### Aim of the task
Starting at the top of the listing, extract every line up to and including the one with "const toPts = (rows: number[][]): Pt[]". Pictures stay out of the copy.

━━━━

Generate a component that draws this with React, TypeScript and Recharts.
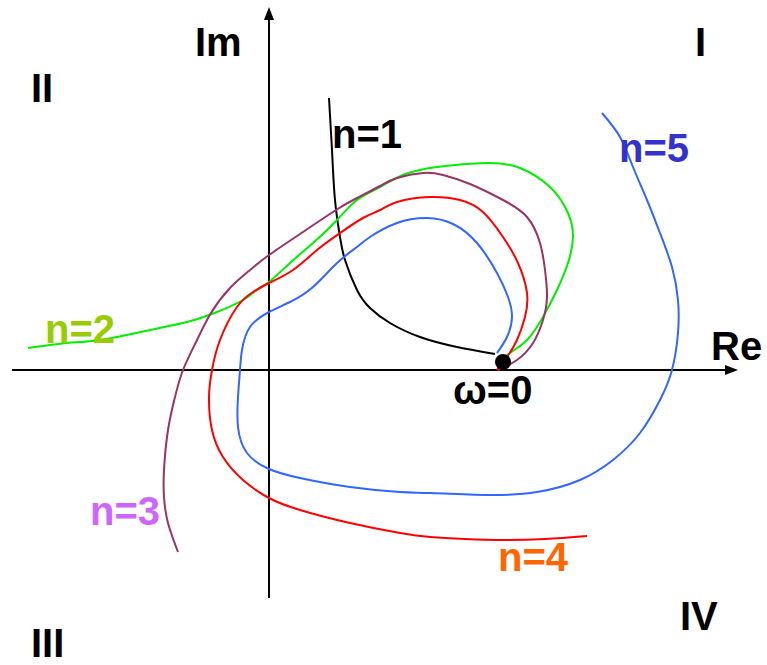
import { ComposedChart, Line, ReferenceDot, ReferenceLine, XAxis, YAxis } from "recharts";

type Pt = { re: number; im: number };
const toPts = (rows: number[][]): Pt[] => rows.map(([re, im]) => ({ re, im }));

// Nyquist-style curves, in Re/Im units, ordered along increasing frequency toward ω=0
const curveN1 = toPts([
  [0.6, 2.72], [0.63, 2.2], [0.66, 1.7], [0.71, 1.33], [0.76, 1.1], [0.88, 0.8],
  [1.01, 0.62], [1.21, 0.47], [1.51, 0.33], [1.88, 0.23], [2.26, 0.16],
]);

const curveN2 = toPts([
  [-2.41, 0.22], [-2.02, 0.27], [-1.69, 0.3], [-1.19, 0.4], [-0.82, 0.48], [-0.52, 0.58],
  [-0.26, 0.7], [-0.12, 0.8], [0.0, 0.88], [0.21, 1.07], [0.44, 1.27], [0.68, 1.5],
  [0.88, 1.7], [1.11, 1.83], [1.34, 1.95], [1.68, 2.03], [2.18, 2.07], [2.51, 2.02],
  [2.81, 1.83], [2.99, 1.57], [3.04, 1.33], [2.99, 1.07], [2.88, 0.8], [2.74, 0.53],
  [2.58, 0.3], [2.41, 0.17], [2.29, 0.06],
]);

const curveN3 = toPts([
  [-0.91, -1.82], [-1.01, -1.53], [-1.05, -1.27], [-1.05, -1.0], [-1.01, -0.6], [-0.94, -0.27],
  [-0.86, 0.0], [-0.72, 0.3], [-0.58, 0.57], [-0.39, 0.82], [-0.19, 1.0], [0.0, 1.15],
  [0.34, 1.38], [0.67, 1.6], [0.88, 1.72], [1.11, 1.84], [1.28, 1.92], [1.54, 1.97],
  [1.74, 1.95], [2.01, 1.86], [2.34, 1.7], [2.58, 1.53], [2.71, 1.27], [2.76, 1.0],
  [2.78, 0.73], [2.74, 0.5], [2.64, 0.27], [2.48, 0.1], [2.29, 0.0],
]);

const curveN4 = toPts([
  [3.18, -1.66], [2.76, -1.69], [2.34, -1.7], [1.96, -1.69], [1.61, -1.67], [1.31, -1.63],
  [0.81, -1.53], [0.31, -1.4], [0.0, -1.28], [-0.26, -1.1], [-0.46, -0.87], [-0.57, -0.6],
  [-0.6, -0.27], [-0.57, 0.0], [-0.49, 0.3], [-0.32, 0.63], [-0.16, 0.78], [0.0, 0.87],
  [0.24, 1.0], [0.48, 1.2], [0.71, 1.37], [0.94, 1.52], [1.11, 1.6], [1.28, 1.68],
  [1.61, 1.73], [1.91, 1.7], [2.14, 1.58], [2.34, 1.33], [2.49, 1.07], [2.58, 0.77],
  [2.56, 0.53], [2.48, 0.3], [2.38, 0.13], [2.28, 0.0],
]);

const curveN5 = toPts([
  [3.33, 2.57], [3.51, 2.33], [3.64, 2.03], [3.78, 1.7], [3.91, 1.37], [4.03, 1.03],
  [4.09, 0.7], [4.09, 0.37], [4.03, 0.0], [3.91, -0.3], [3.71, -0.63], [3.44, -0.9],
  [3.11, -1.1], [2.68, -1.22], [2.18, -1.25], [1.61, -1.23], [1.31, -1.22], [0.81, -1.17],
  [0.31, -1.08], [0.0, -0.99], [-0.22, -0.83], [-0.31, -0.57], [-0.31, -0.27], [-0.29, 0.0],
  [-0.27, 0.2], [-0.19, 0.43], [0.0, 0.58], [0.21, 0.68], [0.44, 0.83], [0.68, 1.07],
  [0.88, 1.23], [1.01, 1.33], [1.28, 1.47], [1.58, 1.52], [1.84, 1.46], [2.08, 1.27],
  [2.28, 0.97], [2.39, 0.73], [2.43, 0.53], [2.38, 0.33], [2.28, 0.17],
]);

// ω=0 end point where every curve meets
const omegaZero: Pt = { re: 2.34, im: 0.08 };

const W = 767;
const H = 665;
const X_DOMAIN: [number, number] = [-2.69, 4.98];
const Y_DOMAIN: [number, number] = [-2.95, 3.7];
const FONT = '"Liberation Sans", Arial, Helvetica, sans-serif';

const series = [
  { key: "n1", data: curveN1, stroke: "#000000" },
  { key: "n2", data: curveN2, stroke: "#00ee00" },
  { key: "n3", data: curveN3, stroke: "#993366" },
  { key: "n4", data: curveN4, stroke: "#ff0000" },
  { key: "n5", data: curveN5, stroke: "#3366ff" },
];

// text anchored at its left end, on the baseline
const labels = [
  { text: "Im", re: -0.74, im: 3.14, color: "#000" },
  { text: "Re", re: 4.42, im: 0.1, color: "#000" },
  { text: "I", re: 4.26, im: 3.14, color: "#000" },
  { text: "II", re: -2.38, im: 2.68, color: "#000" },
  { text: "III", re: -2.38, im: -2.87, color: "#000" },
  { text: "IV", re: 4.11, im: -2.6, color: "#000" },
  { text: "ω=0", re: 1.84, im: -0.34, color: "#000" },
  { text: "n=1", re: 0.63, im: 2.22, color: "#000" },
  { text: "n=2", re: -2.24, im: 0.27, color: "#99cc00" },
  { text: "n=3", re: -1.79, im: -1.55, color: "#cc66ff" },
  { text: "n=4", re: 2.29, im: -2.01, color: "#ff6600" },
  { text: "n=5", re: 3.5, im: 2.08, color: "#3333cc" },
];

const Arrow = ({ x1, y1, x2, y2, stroke }: any) => {
  const ang = Math.atan2(y2 - y1, x2 - x1);
  const len = 13;
  const half = 5;
  const bx = x2 - len * Math.cos(ang);
  const by = y2 - len * Math.sin(ang);
  const px = -Math.sin(ang) * half;
  const py = Math.cos(ang) * half;
  return (
    <g>
      <line x1={x1} y1={y1} x2={bx} y2={by} stroke={stroke} strokeWidth={2} />
      <polygon points={`${x2},${y2} ${bx + px},${by + py} ${bx - px},${by - py}`} fill={stroke} />
    </g>
  );
};

const tagShape = (text: string, color: string) => (p: any) => (
  <text x={p.cx} y={p.cy} fill={color} fontSize={40} fontWeight="bold" fontFamily={FONT}>
    {text}
  </text>
);

export default function App() {
  return (
    <div style={{ position: "absolute", left: 0, top: 0, width: W, height: H, background: "#fff" }}>
      <ComposedChart width={W} height={H} margin={{ top: 0, right: 0, bottom: 0, left: 0 }}>
        <XAxis type="number" dataKey="re" domain={X_DOMAIN} allowDataOverflow hide />
        <YAxis type="number" domain={Y_DOMAIN} allowDataOverflow hide />
        <ReferenceLine segment={[{ x: -2.57, y: 0 }, { x: 4.69, y: 0 }]} stroke="#000" shape={Arrow} />
        <ReferenceLine segment={[{ x: 0, y: -2.28 }, { x: 0, y: 3.63 }]} stroke="#000" shape={Arrow} />
        <ReferenceDot x={omegaZero.re} y={omegaZero.im} r={8} fill="#000" stroke="none" />
        {series.map((s) => (
          <Line
            key={s.key}
            data={s.data}
            dataKey="im"
            type="natural"
            stroke={s.stroke}
            strokeWidth={2}
            dot={false}
            activeDot={false}
            isAnimationActive={false}
          />
        ))}
        {labels.map((l) => (
          <ReferenceDot key={l.text} x={l.re} y={l.im} r={0} shape={tagShape(l.text, l.color)} />
        ))}
      </ComposedChart>
    </div>
  );
}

━━━━

### Response
Generate a component that draws this with React, TypeScript and Recharts.
import { ComposedChart, Line, ReferenceDot, ReferenceLine, XAxis, YAxis } from "recharts";

type Pt = { re: number; im: number };
const toPts = (rows: number[][]): Pt[] => rows.map(([re, im]) => ({ re, im }));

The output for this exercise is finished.